Back to Tenggren again. Most of these toys (above) are designed, they're not generic at all. When you look at it close, even the rocking horse in the foreground seems a little like a caricature of generic toy horses rather than the real thing.
A lot of 19th century toys were sculptural and not very realistic. To us they seem like objects of art more than toys. They were so beautiful that I imagine parents were tempted to hold onto them long after the kids grew up and moved out.
Horvath was a terrific designer of buildings. His version of Stromboli's Puppet Theater would have made a wonderful toy. It still would. If it was available in the toyshops when my kids were young, I'd have bought it for them.
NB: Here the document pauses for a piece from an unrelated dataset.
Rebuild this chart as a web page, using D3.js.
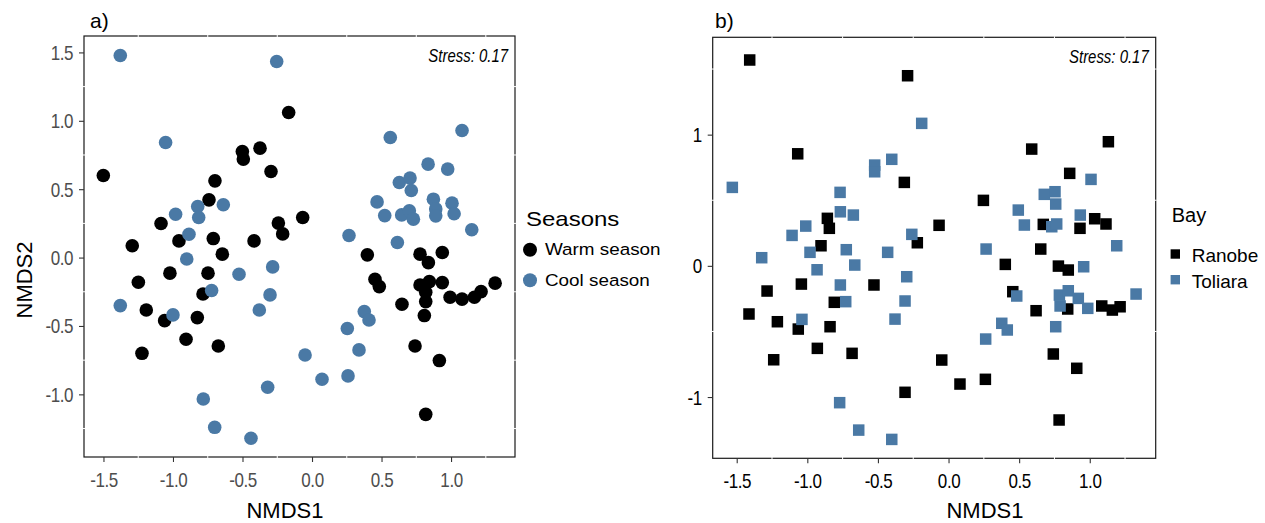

Some of the best toys we have today are by Lego (above). How do you like the Lego pirate ship, "Queen Anne's Revenge?"
Or this Lego castle?
Or the "Imperial Flagship" Above)?
The problem with Lego toys is that they're pricey and are made out of little blocks. Dads probably build the toys then kids take them apart, and once taken apart the essential pieces get lost forever. Another problem is that the big, impressive sets are geared toward older kids, who are no longer the age that plays with toys. These sets are never in sync with the developmental stages of real children.
One more gripe: what's with the cute little human characters? Pirates weren't cute. This is a concession made to hippie parents who foolishly wouldn't otherwise buy war toys for their kids. The little figures are nice and artistic, but they're not useful for kid fantasies. In fact, they were designed with the specific intention of thwarting kids war fantasies. What kind of toy is that?
I still like Legos. The best of them are miniature works of art. I just wish molded plastic pirate ships et al were also available. There aren't many parts to lose in toys made that way, they're more inviting to fantasy, and they can be sold cheaper.